KUCHING: Malaysia Airports Holdings Bhd’s (MAHB) disposal of stake in GMR Hyderabad International Airport Ltd (GHIAL) has been viewed by analysts as positive.
In a filing on Bursa Malaysia, MAHB’s board of directors announced that the group together with wholly owned subsidiary, MAHB (Mauritius) Private Ltd (MAMPL) had on February 2, 2018 entered into a share purchase agreement (SPA) with GMR Airports Ltd (GMR Airports) for the disposal of all of the 41.58 million equity shares of 10 Indian rupees each which represents 11 per cent of the total issued and paid-up share capital of GHIAL to GMR Airports.
The disposal was for a cash consideration of US$76.05 million (approximately RM295.34 million) subject to the terms and conditions contained in the SPA.
The research arm of Kenanga Investment Bank Bhd (Kenanga Research) was positive on the disposal as it allows MAHB to unlock the group’s previously un-revalued financial asset at an attractive sale price of US$76.1 million (RM295.3 million) which also implies a trailing price earnings ratio (PER) of 15.6-fold or price to book value (PBV) of 14.6-fold.

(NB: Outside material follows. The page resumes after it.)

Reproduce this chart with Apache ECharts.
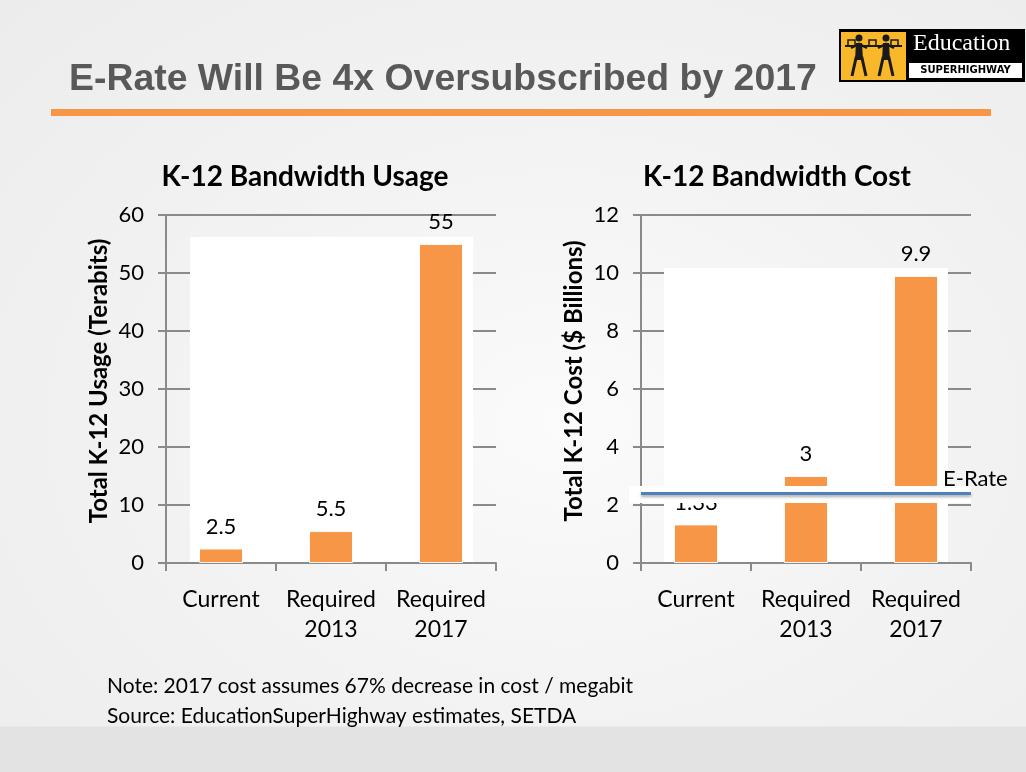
<!DOCTYPE html>
<html>
<head>
<meta charset="utf-8">
<script src="https://cdn.jsdelivr.net/npm/echarts@6.0.0/dist/echarts.min.js"></script>
<style>
  html, body { margin: 0; padding: 0; }
  body {
    width: 1026px; height: 772px; overflow: hidden;
    background:
      linear-gradient(to bottom, rgba(0,0,0,0) 0px, rgba(0,0,0,0) 726px, #e3e3e3 727px, #e3e3e3 772px),
      radial-gradient(ellipse at 55% 55%, #fbfbfb 0%, #f3f3f3 45%, #ececec 100%);
  }
  #chart { width: 1026px; height: 772px; }
</style>
</head>
<body>
<div id="chart"></div>
<script>
// ---- data ----
const categories = ['Current', 'Required\n2013', 'Required\n2017'];
const usageValues = [2.5, 5.5, 55];          // Terabits
const costValues = [1.33, 3, 9.9];           // $ Billions
const eRateBudget = [2.4];                   // $ Billions (E-Rate line)
const usageTicks = [0, 10, 20, 30, 40, 50, 60];
const costTicks = [0, 2, 4, 6, 8, 10, 12];
const chartTitles = ['K-12 Bandwidth Usage', 'K-12 Bandwidth Cost'];
const axisNames = ['Total K-12 Usage (Terabits)', 'Total K-12 Cost ($ Billions)'];
const mainTitle = 'E-Rate Will Be 4x Oversubscribed by 2017';
const notes = ['Note: 2017 cost assumes 67% decrease in cost / megabit',
               'Source: EducationSuperHighway estimates, SETDA'];

// ---- styling ----
const FONT = 'Lato, "Open Sans", sans-serif';
const ORANGE = '#F79646';
const GRAY = '#8a8a8a';

const chart = echarts.init(document.getElementById('chart'), null, { renderer: 'canvas' });

function xAxisCfg(i) {
  return {
    type: 'category', gridIndex: i, data: categories,
    axisLine: { show: true, lineStyle: { color: GRAY, width: 2 } },
    axisTick: { show: true, length: 8, lineStyle: { color: GRAY, width: 2 } },
    axisLabel: { color: '#000', fontSize: 23, fontFamily: FONT, lineHeight: 30, margin: 22, interval: 0 },
    splitLine: { show: false }
  };
}
function yAxisCfg(i, ticks, name) {
  return {
    type: 'value', gridIndex: i,
    min: ticks[0], max: ticks[ticks.length - 1], interval: ticks[1] - ticks[0],
    name: name, nameLocation: 'middle', nameGap: 55,
    nameTextStyle: { color: '#000', fontSize: 24, fontWeight: 'bold', fontFamily: FONT, padding: [0, 0, 0, 16] },
    axisLine: { show: true, lineStyle: { color: GRAY, width: 2 } },
    axisTick: { show: true, length: 8, lineStyle: { color: GRAY, width: 2 } },
    axisLabel: { color: '#000', fontSize: 22, fontFamily: FONT, margin: 22 },
    splitLine: { show: true, lineStyle: { color: GRAY, width: 2 } }
  };
}
const barLabel = { show: true, position: 'top', distance: 11, color: '#000', fontSize: 22, fontFamily: FONT };

const option = {
  animation: false,
  backgroundColor: 'transparent',
  title: [
    { text: chartTitles[0], left: 300, top: 158, textAlign: 'center',
      textStyle: { fontSize: 28, fontWeight: 'bold', color: '#000', fontFamily: FONT } },
    { text: chartTitles[1], left: 772, top: 158, textAlign: 'center',
      textStyle: { fontSize: 28, fontWeight: 'bold', color: '#000', fontFamily: FONT } },
    { text: mainTitle, left: 69, top: 61, padding: 0,
      textStyle: { fontSize: 37.4, fontWeight: 'bold', color: '#595959', fontFamily: '"Liberation Sans", Arial, sans-serif' } }
  ],
  grid: [
    { left: 166, top: 215, width: 330, height: 348 },
    { left: 641, top: 215, width: 330, height: 348 }
  ],
  xAxis: [xAxisCfg(0), xAxisCfg(1)],
  yAxis: [yAxisCfg(0, usageTicks, axisNames[0]), yAxisCfg(1, costTicks, axisNames[1])],
  series: [
    {
      type: 'bar', xAxisIndex: 0, yAxisIndex: 0, data: usageValues, barWidth: 44,
      itemStyle: { color: ORANGE, borderColor: 'rgba(255,255,255,0.9)', borderWidth: 1 },
      label: barLabel, z: 3
    },
    {
      type: 'bar', xAxisIndex: 1, yAxisIndex: 1, data: costValues, barWidth: 44,
      itemStyle: { color: ORANGE, borderColor: 'rgba(255,255,255,0.9)', borderWidth: 1 },
      label: barLabel, z: 3,
      markLine: {
        z: 30, silent: true, symbol: ['none', 'none'],
        data: [{ yAxis: eRateBudget[0] }],
        lineStyle: { color: '#4F81BD', width: 3, type: 'solid',
          shadowColor: 'rgba(0,0,0,0.35)', shadowBlur: 3, shadowOffsetY: 2 },
        label: { show: true, position: 'end', formatter: 'E-Rate', color: '#000', fontSize: 22,
          fontFamily: FONT, offset: [-33, -14] }
      }
    }
  ],
  graphic: [
    // white plot panels
    { type: 'rect', z: 1, shape: { x: 190, y: 237, width: 283, height: 325 }, style: { fill: '#fff' } },
    { type: 'rect', z: 1, shape: { x: 664, y: 268, width: 284, height: 294 }, style: { fill: '#fff' } },
    // white band behind the E-Rate line
    { type: 'rect', z: 20, shape: { x: 629, y: 486, width: 342, height: 17 }, style: { fill: '#fff' } },
    // orange rule
    { type: 'rect', z: 1, shape: { x: 51, y: 109, width: 940, height: 7 }, style: { fill: ORANGE } },
    // notes
    { type: 'text', z: 1, left: 107, top: 676, style: { text: notes[0], fill: '#000', font: '21px ' + FONT } },
    { type: 'text', z: 1, left: 107, top: 706, style: { text: notes[1], fill: '#000', font: '21px ' + FONT } },
    // logo
    { type: 'group', z: 1, children: [
      { type: 'rect', shape: { x: 839, y: 29, width: 186, height: 53 }, style: { fill: '#000' } },
      { type: 'rect', shape: { x: 841, y: 32, width: 65, height: 48 }, style: { fill: '#F8B829' } },
      { type: 'rect', shape: { x: 845, y: 45, width: 57, height: 2 }, style: { fill: '#1a1a1a' } },
      { type: 'rect', shape: { x: 848, y: 40, width: 7, height: 6 }, style: { fill: 'none', stroke: '#1a1a1a', lineWidth: 1.5 } },
      { type: 'rect', shape: { x: 869, y: 40, width: 7, height: 6 }, style: { fill: 'none', stroke: '#1a1a1a', lineWidth: 1.5 } },
      { type: 'rect', shape: { x: 891, y: 40, width: 7, height: 6 }, style: { fill: 'none', stroke: '#1a1a1a', lineWidth: 1.5 } },
      { type: 'circle', shape: { cx: 859, cy: 38, r: 3.5 }, style: { fill: '#1a1a1a' } },
      { type: 'polyline', shape: { points: [[851, 48], [859, 44], [867, 48]] }, style: { stroke: '#1a1a1a', lineWidth: 2.5, fill: 'none' } },
      { type: 'polygon', shape: { points: [[856, 43], [862, 43], [863, 60], [855, 60]] }, style: { fill: '#1a1a1a' } },
      { type: 'polyline', shape: { points: [[852, 76], [856, 58], [862, 58], [866, 76]] }, style: { stroke: '#1a1a1a', lineWidth: 3, fill: 'none' } },
      { type: 'circle', shape: { cx: 886, cy: 38, r: 3.5 }, style: { fill: '#1a1a1a' } },
      { type: 'polyline', shape: { points: [[878, 48], [886, 44], [894, 48]] }, style: { stroke: '#1a1a1a', lineWidth: 2.5, fill: 'none' } },
      { type: 'polygon', shape: { points: [[883, 43], [889, 43], [890, 60], [882, 60]] }, style: { fill: '#1a1a1a' } },
      { type: 'polyline', shape: { points: [[879, 76], [883, 58], [889, 58], [893, 76]] }, style: { stroke: '#1a1a1a', lineWidth: 3, fill: 'none' } },
      { type: 'text', x: 913, y: 32, style: { text: 'Education', fill: '#fff', font: '24px "Liberation Serif", "DejaVu Serif", serif' } },
      { type: 'rect', shape: { x: 909, y: 63, width: 113, height: 15 }, style: { fill: '#fff' } },
      { type: 'text', x: 965.5, y: 70.5, style: { text: 'SUPERHIGHWAY', fill: '#000', align: 'center', verticalAlign: 'middle',
        font: 'bold 10px "DejaVu Sans", sans-serif' } }
    ] }
  ]
};
chart.setOption(option);
</script>
</body>
</html>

This was based on Hyderabad’s financial year ended (FYE) March 2017 earnings of RM172 million and net book value (NBV) of RM183.7 million.
“Furthermore, the disposal would bring down net gearing by eight per cent to 0.38-fold, from 0.43-fold as of the third quarter of 2017 (3Q17), and allow MAHB to reduce finance costs by circa RM12 million per annum moving forward should the proceeds be used to pare down debts,” it said.

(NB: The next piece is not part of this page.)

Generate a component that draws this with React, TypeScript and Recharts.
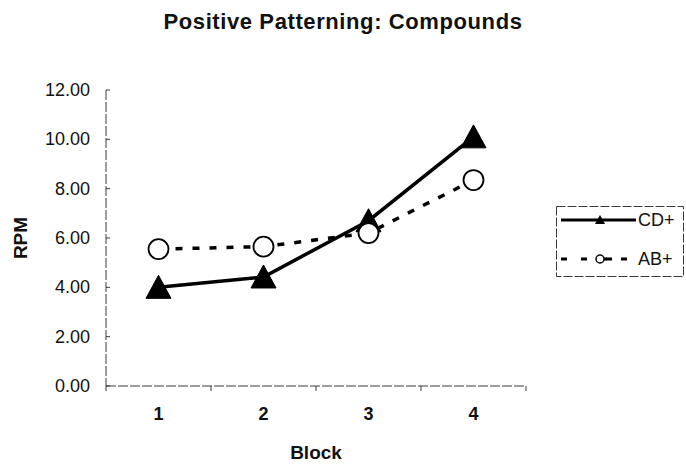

Kenanga Research believed MAHB is more inclined to pare down debts instead of paying out special dividends from this disposal given that they have a Senior Sukuk bond of RM250 million due in September 2018.

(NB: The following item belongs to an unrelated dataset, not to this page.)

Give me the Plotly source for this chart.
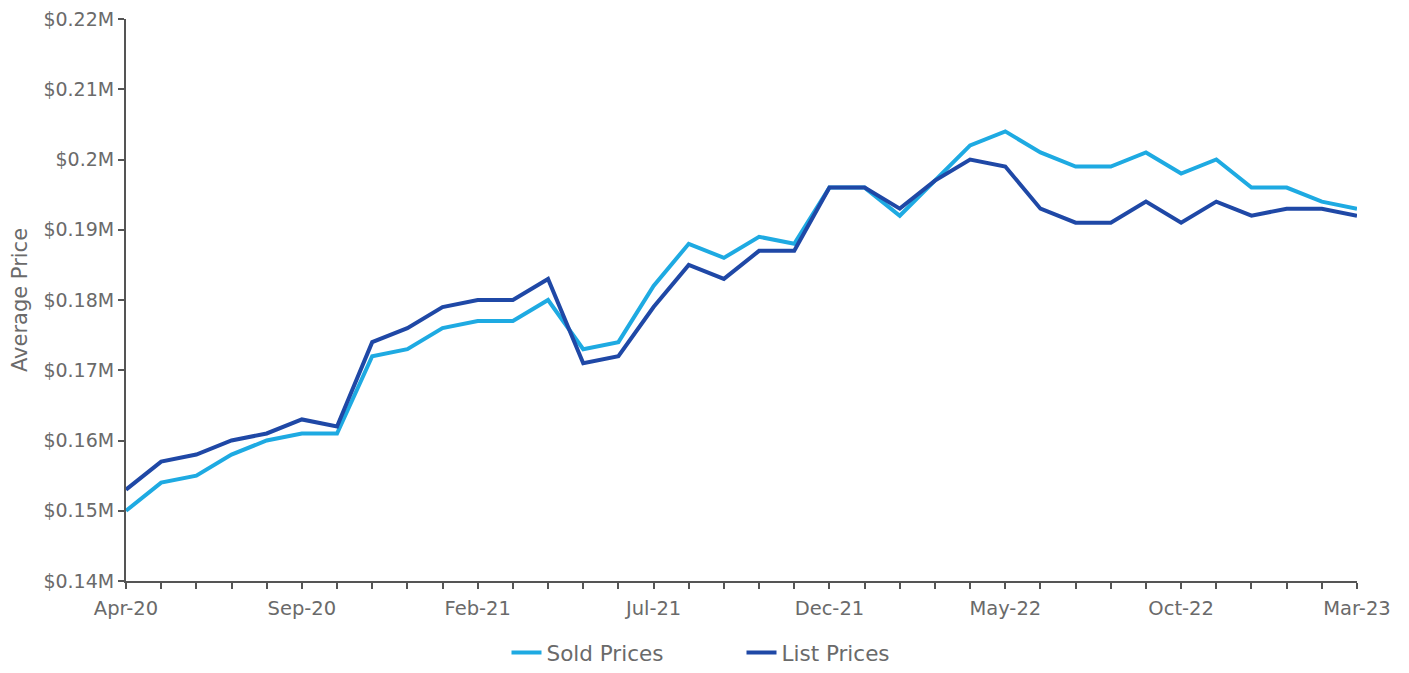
import plotly.graph_objects as go

months = ["Apr-20", "May-20", "Jun-20", "Jul-20", "Aug-20", "Sep-20", "Oct-20", "Nov-20", "Dec-20",
          "Jan-21", "Feb-21", "Mar-21", "Apr-21", "May-21", "Jun-21", "Jul-21", "Aug-21", "Sep-21",
          "Oct-21", "Nov-21", "Dec-21", "Jan-22", "Feb-22", "Mar-22", "Apr-22", "May-22", "Jun-22",
          "Jul-22", "Aug-22", "Sep-22", "Oct-22", "Nov-22", "Dec-22", "Jan-23", "Feb-23", "Mar-23"]

sold_prices = [0.150, 0.154, 0.155, 0.158, 0.160, 0.161, 0.161, 0.172, 0.173,
               0.176, 0.177, 0.177, 0.180, 0.173, 0.174, 0.182, 0.188, 0.186,
               0.189, 0.188, 0.196, 0.196, 0.192, 0.197, 0.202, 0.204, 0.201,
               0.199, 0.199, 0.201, 0.198, 0.200, 0.196, 0.196, 0.194, 0.193]

list_prices = [0.153, 0.157, 0.158, 0.160, 0.161, 0.163, 0.162, 0.174, 0.176,
               0.179, 0.180, 0.180, 0.183, 0.171, 0.172, 0.179, 0.185, 0.183,
               0.187, 0.187, 0.196, 0.196, 0.193, 0.197, 0.200, 0.199, 0.193,
               0.191, 0.191, 0.194, 0.191, 0.194, 0.192, 0.193, 0.193, 0.192]

labeled_months = ["Apr-20", "Sep-20", "Feb-21", "Jul-21", "Dec-21", "May-22", "Oct-22", "Mar-23"]

y_ticks = [0.14, 0.15, 0.16, 0.17, 0.18, 0.19, 0.20, 0.21, 0.22]
y_tick_labels = ["$0.14M", "$0.15M", "$0.16M", "$0.17M", "$0.18M", "$0.19M", "$0.2M", "$0.21M", "$0.22M"]

x_idx = list(range(len(months)))
x_text = [m if m in labeled_months else "" for m in months]

FONT = "DejaVu Sans, Verdana, sans-serif"
GRAY = "#6a6a6a"
AXIS = "#555555"

fig = go.Figure()
fig.add_trace(go.Scatter(x=x_idx, y=sold_prices, mode="lines", name="Sold Prices",
                         line=dict(color="#1eaae2", width=4)))
fig.add_trace(go.Scatter(x=x_idx, y=list_prices, mode="lines", name="List Prices",
                         line=dict(color="#1f48a6", width=4)))

fig.update_layout(
    width=1409, height=673,
    margin=dict(l=126, r=52, t=19, b=92),
    paper_bgcolor="white", plot_bgcolor="white",
    font=dict(family=FONT, size=19, color=GRAY),
    showlegend=True,
    legend=dict(orientation="h", x=0.5, xanchor="center",
                yref="container", y=0.0, yanchor="bottom",
                font=dict(family=FONT, size=21.5, color=GRAY),
                entrywidth=190, entrywidthmode="pixels"),
    xaxis=dict(range=[0, len(months) - 1], tickmode="array", tickvals=x_idx, ticktext=x_text,
               automargin=False,
               showgrid=False, zeroline=False, showline=True, linecolor=AXIS, linewidth=2,
               ticks="outside", ticklen=6, tickcolor=AXIS, tickwidth=1.5,
               ticklabelstandoff=3,
               tickfont=dict(family=FONT, size=19.5, color=GRAY)),
    yaxis=dict(range=[0.14, 0.22], tickmode="array", tickvals=y_ticks, ticktext=y_tick_labels,
               automargin=False,
               showgrid=False, zeroline=False, showline=True, linecolor=AXIS, linewidth=2,
               ticks="outside", ticklen=6, tickcolor=AXIS, tickwidth=1.5,
               tickfont=dict(family=FONT, size=19, color=GRAY),
               title=dict(text="Average Price", font=dict(family=FONT, size=21, color=GRAY),
                          standoff=10)),
)

fig.write_html("out.html", config={"displayModeBar": False},
               post_script="document.body.style.margin='0';")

“Notwithstanding that, historically, they do not pay out higher dividend or special dividends, such as back in 2015 after he disposal of their 10 per cent stake in Delhi International Airport for RM292 million.”
The research arm noted that the Hyderabad Airport was previously parked under ‘Available for sale financial asset’ within MAHB’s balance sheet whereby it was recorded at cost since investment in 2002.
For financial year 2018 (FY18), Kenanga Research targeted a milder Malaysian passenger growth of eight per cent, versus 10 per cent in FY17. This was due to lower seat capacities by key airlines Malindo and MAB and weaker currency advantage from the stronger ringgit.
“We are optimistic on the recovery of Turkey from the negative streak of events, which shook Turkey since early FY16, and we are targeting a double-digit growth target of 10 per cent for their Turkey operations in FY18,” the research arm said.
Post disposal, Kenanga Research increased its FY18E net profit by 94 per cent to RM570 million, from RM315 million previously, after imputing gains on disposal of RM255.1 million.
That said, the research arm maintained its FY17E and FY18E core net profit of RM245 million and RM315 million, respectively, as it deemed the disposal as a non-core profit.
“Note that we did not impute any interest savings for FY18 as we only expect interest savings to only kick in from FY19 given that the transaction will likely conclude in end 2018.”